Archive for March 2010

Ten Tips for Deducting Charitable Contributions

March 26, 2010

When preparing to file your federal tax return, don’t forget your contributions to charitable organizations. If you made qualified donations last year, you may be able to take a tax deduction if you itemize on IRS Form 1040, Schedule A.

The IRS has put together the following 10 tips to help ensure your contributions pay off on your tax return.

  1. Contributions must be made to qualified organizations to be deductible. You cannot deduct contributions made to specific individuals, political organizations and candidates.
  2. You cannot deduct the value of your time or services. Nor can you deduct the cost of raffles, bingo or other games of chance.
  3. If your contributions entitle you to merchandise, goods or services, including admission to a charity ball, banquet, theatrical performance or sporting event, you can deduct only the amount that exceeds the fair market value of the benefit received.
  4. Donations of stock or other property are usually valued at the fair market value of the property. Special rules apply to donation of vehicles.
  5. Clothing and household items donated must generally be in good used condition or better to be deductible.
  6. Regardless of the amount, to deduct a contribution of cash, check, or other monetary gift, you must maintain a bank record, payroll deduction records or a written communication from the organization containing the name of the organization, the date of the contribution and amount of the contribution. For donations by text message, a telephone bill will meet the record-keeping requirement if it shows the name of the organization receiving your donation, the date of the contribution, and the amount given.
  7. To claim a deduction for contributions of cash or property equaling $250 or more you must have a bank record, payroll deduction records or a written acknowledgment from the qualified organization showing the amount of the cash and a description of any property contributed, and whether the organization provided any goods or services in exchange for the gift. One document may satisfy both the written communication requirement for monetary gifts and the written acknowledgement requirement for all contributions of $250 or more.
  8. If your total deduction for all noncash contributions for the year is over $500, you must complete and attach IRS Form 8283, Noncash Charitable Contributions, to your return.
  9. Taxpayers donating an item or a group of similar items valued at more than $5,000 must also complete Section B of Form 8283, which requires an appraisal by a qualified appraiser.
  10. To deduct a charitable contribution, you must file Form 1040 and itemize deductions on Schedule A.

Gustavo A. Viera, CPA

IRS to Register and Test Non CPA’s for Competency

March 8, 2010

The IRS on Jan. 4 said it will require registration of paid, signing tax return preparers as well as competency testing and continuing education for preparers other than practitioners (CPAs, attorneys and enrolled agents and others authorized to practice before the IRS). The plan also calls for extending the requirements of Circular 230 beyond practitioners to all paid preparers. The announcement accompanied the release of a report with findings and recommendations resulting from the IRS’ six-month study of the issue, during which it held public forums for tax professionals, taxpayer advocates and the public. Preparers will pay a user fee to register and will, if necessary, obtain a preparer tax identification number (PTIN) to use exclusively when signing federal returns. (Currently, preparers may use either a PTIN or a Social Security number, which has hampered efforts to identify them by return.) Preparers will be required to reregister every three years, when they will also be subject to a limited check of their own personal and business tax filing and payment compliance.

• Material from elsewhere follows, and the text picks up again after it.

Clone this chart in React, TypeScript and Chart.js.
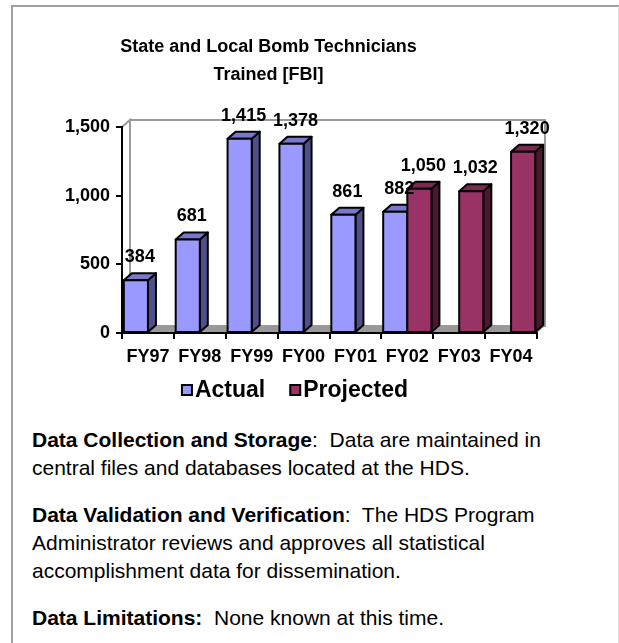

Currently, only practitioners are subject to Circular 230 and oversight by the IRS Office of Professional Responsibility. Nonpractitioners are unregulated at the federal level (although a few states require licensing), and complaints against them are handled by the Criminal Investigation or Small Business/Self-Employed divisions or the Treasury Inspector General for Tax Administration. Placing nonpractitioners under Circular 230 will not, however, authorize them to practice before the IRS.